= Objective =
Without the images, write out the whole listing exactly.
===== Raw data =====
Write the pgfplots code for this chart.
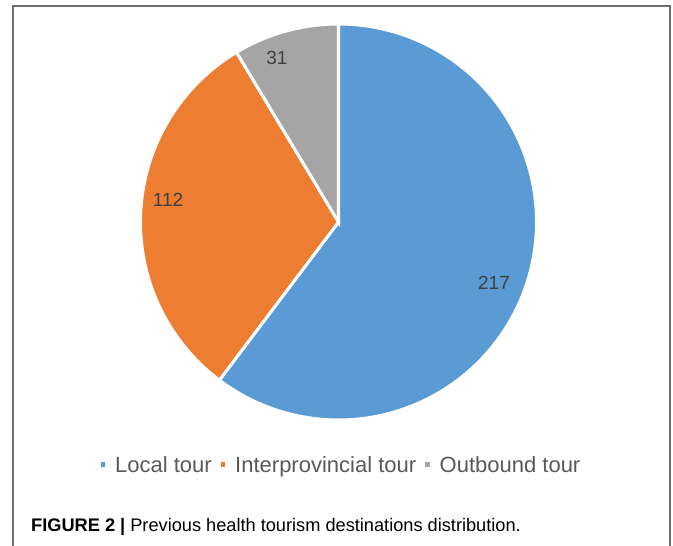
\documentclass[border=0pt]{standalone}
\usepackage{pgfplots}
\pgfplotsset{compat=1.18}
\usepackage{pgfplotstable}
\usepackage{fontspec}
\setmainfont{Liberation Sans}

\definecolor{localc}{HTML}{5B9BD5}
\definecolor{interc}{HTML}{ED7D31}
\definecolor{outc}{HTML}{A5A5A5}
\definecolor{labc}{HTML}{404040}
\definecolor{legc}{HTML}{595959}
\definecolor{framec}{HTML}{6E6E6E}

% previous health tourism destinations
\pgfplotstableread{
dest value
Local 217
Interprovincial 112
Outbound 31
}\tourdata

\begin{document}
\begin{tikzpicture}
  \pgfplotstablegetelem{0}{value}\of\tourdata \let\vA\pgfplotsretval
  \pgfplotstablegetelem{1}{value}\of\tourdata \let\vB\pgfplotsretval
  \pgfplotstablegetelem{2}{value}\of\tourdata \let\vC\pgfplotsretval
  \pgfmathsetmacro\total{\vA+\vB+\vC}
  % slices run clockwise from 12 o'clock
  \pgfmathsetmacro\aA{90}
  \pgfmathsetmacro\aB{\aA-\vA/\total*360}
  \pgfmathsetmacro\aC{\aB-\vB/\total*360}
  \pgfmathsetmacro\aD{\aC-\vC/\total*360}
  \def\cx{338.5}
  \def\cy{324}
  \def\rr{198}
  \begin{axis}[
      x=1bp, y=1bp,
      xmin=0, xmax=673, ymin=0, ymax=546,
      at={(0,0)}, anchor=south west,
      hide axis, clip=false,
      legend columns=3,
      legend image code/.code={\fill[#1] (0bp,-3.5bp) rectangle (7.5bp,4bp);},
      legend style={
        draw=none, fill=none,
        at={(axis cs:340,81)}, anchor=center,
        font=\fontsize{22bp}{24bp}\selectfont, text=legc,
        /tikz/every odd column/.append style={column sep=5bp},
        /tikz/every even column/.append style={column sep=4bp}
      }
    ]
    \addplot[fill=localc, draw=white, line width=3bp, domain=\aB:\aA, samples=200, variable=\t]
      ({\cx+\rr*cos(\t)}, {\cy+\rr*sin(\t)}) -- (\cx,\cy) -- cycle;
    \addlegendentry{Local tour}
    \addplot[fill=interc, draw=white, line width=3bp, domain=\aC:\aB, samples=120, variable=\t]
      ({\cx+\rr*cos(\t)}, {\cy+\rr*sin(\t)}) -- (\cx,\cy) -- cycle;
    \addlegendentry{Interprovincial tour}
    \addplot[fill=outc, draw=white, line width=3bp, domain=\aD:\aC, samples=40, variable=\t]
      ({\cx+\rr*cos(\t)}, {\cy+\rr*sin(\t)}) -- (\cx,\cy) -- cycle;
    \addlegendentry{Outbound tour}

    \node[text=labc, font=\fontsize{19bp}{20bp}\selectfont] at (494,263) {217};
    \node[text=labc, font=\fontsize{19bp}{20bp}\selectfont] at (168,346) {112};
    \node[text=labc, font=\fontsize{19bp}{20bp}\selectfont] at (277,488) {31};

    \draw[framec, line width=1.3bp] (13,0) -- (13,540) -- (670,540) -- (670,0);
    \node[anchor=base west, inner sep=0pt, font=\fontsize{18.2bp}{20bp}\selectfont]
      at (31,15) {\textbf{FIGURE 2 |} Previous health tourism destinations distribution.};
  \end{axis}
  \pgfresetboundingbox
  \path[use as bounding box] (0,0) rectangle (673bp,546bp);
\end{tikzpicture}
\end{document}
=====
= Response to this exercise =
Write the pgfplots code for this chart.
\documentclass[border=0pt]{standalone}
\usepackage{pgfplots}
\pgfplotsset{compat=1.18}
\usepackage{pgfplotstable}
\usepackage{fontspec}
\setmainfont{Liberation Sans}

\definecolor{localc}{HTML}{5B9BD5}
\definecolor{interc}{HTML}{ED7D31}
\definecolor{outc}{HTML}{A5A5A5}
\definecolor{labc}{HTML}{404040}
\definecolor{legc}{HTML}{595959}
\definecolor{framec}{HTML}{6E6E6E}

% previous health tourism destinations
\pgfplotstableread{
dest value
Local 217
Interprovincial 112
Outbound 31
}\tourdata

\begin{document}
\begin{tikzpicture}
  \pgfplotstablegetelem{0}{value}\of\tourdata \let\vA\pgfplotsretval
  \pgfplotstablegetelem{1}{value}\of\tourdata \let\vB\pgfplotsretval
  \pgfplotstablegetelem{2}{value}\of\tourdata \let\vC\pgfplotsretval
  \pgfmathsetmacro\total{\vA+\vB+\vC}
  % slices run clockwise from 12 o'clock
  \pgfmathsetmacro\aA{90}
  \pgfmathsetmacro\aB{\aA-\vA/\total*360}
  \pgfmathsetmacro\aC{\aB-\vB/\total*360}
  \pgfmathsetmacro\aD{\aC-\vC/\total*360}
  \def\cx{338.5}
  \def\cy{324}
  \def\rr{198}
  \begin{axis}[
      x=1bp, y=1bp,
      xmin=0, xmax=673, ymin=0, ymax=546,
      at={(0,0)}, anchor=south west,
      hide axis, clip=false,
      legend columns=3,
      legend image code/.code={\fill[#1] (0bp,-3.5bp) rectangle (7.5bp,4bp);},
      legend style={
        draw=none, fill=none,
        at={(axis cs:340,81)}, anchor=center,
        font=\fontsize{22bp}{24bp}\selectfont, text=legc,
        /tikz/every odd column/.append style={column sep=5bp},
        /tikz/every even column/.append style={column sep=4bp}
      }
    ]
    \addplot[fill=localc, draw=white, line width=3bp, domain=\aB:\aA, samples=200, variable=\t]
      ({\cx+\rr*cos(\t)}, {\cy+\rr*sin(\t)}) -- (\cx,\cy) -- cycle;
    \addlegendentry{Local tour}
    \addplot[fill=interc, draw=white, line width=3bp, domain=\aC:\aB, samples=120, variable=\t]
      ({\cx+\rr*cos(\t)}, {\cy+\rr*sin(\t)}) -- (\cx,\cy) -- cycle;
    \addlegendentry{Interprovincial tour}
    \addplot[fill=outc, draw=white, line width=3bp, domain=\aD:\aC, samples=40, variable=\t]
      ({\cx+\rr*cos(\t)}, {\cy+\rr*sin(\t)}) -- (\cx,\cy) -- cycle;
    \addlegendentry{Outbound tour}

    \node[text=labc, font=\fontsize{19bp}{20bp}\selectfont] at (494,263) {217};
    \node[text=labc, font=\fontsize{19bp}{20bp}\selectfont] at (168,346) {112};
    \node[text=labc, font=\fontsize{19bp}{20bp}\selectfont] at (277,488) {31};

    \draw[framec, line width=1.3bp] (13,0) -- (13,540) -- (670,540) -- (670,0);
    \node[anchor=base west, inner sep=0pt, font=\fontsize{18.2bp}{20bp}\selectfont]
      at (31,15) {\textbf{FIGURE 2 |} Previous health tourism destinations distribution.};
  \end{axis}
  \pgfresetboundingbox
  \path[use as bounding box] (0,0) rectangle (673bp,546bp);
\end{tikzpicture}
\end{document}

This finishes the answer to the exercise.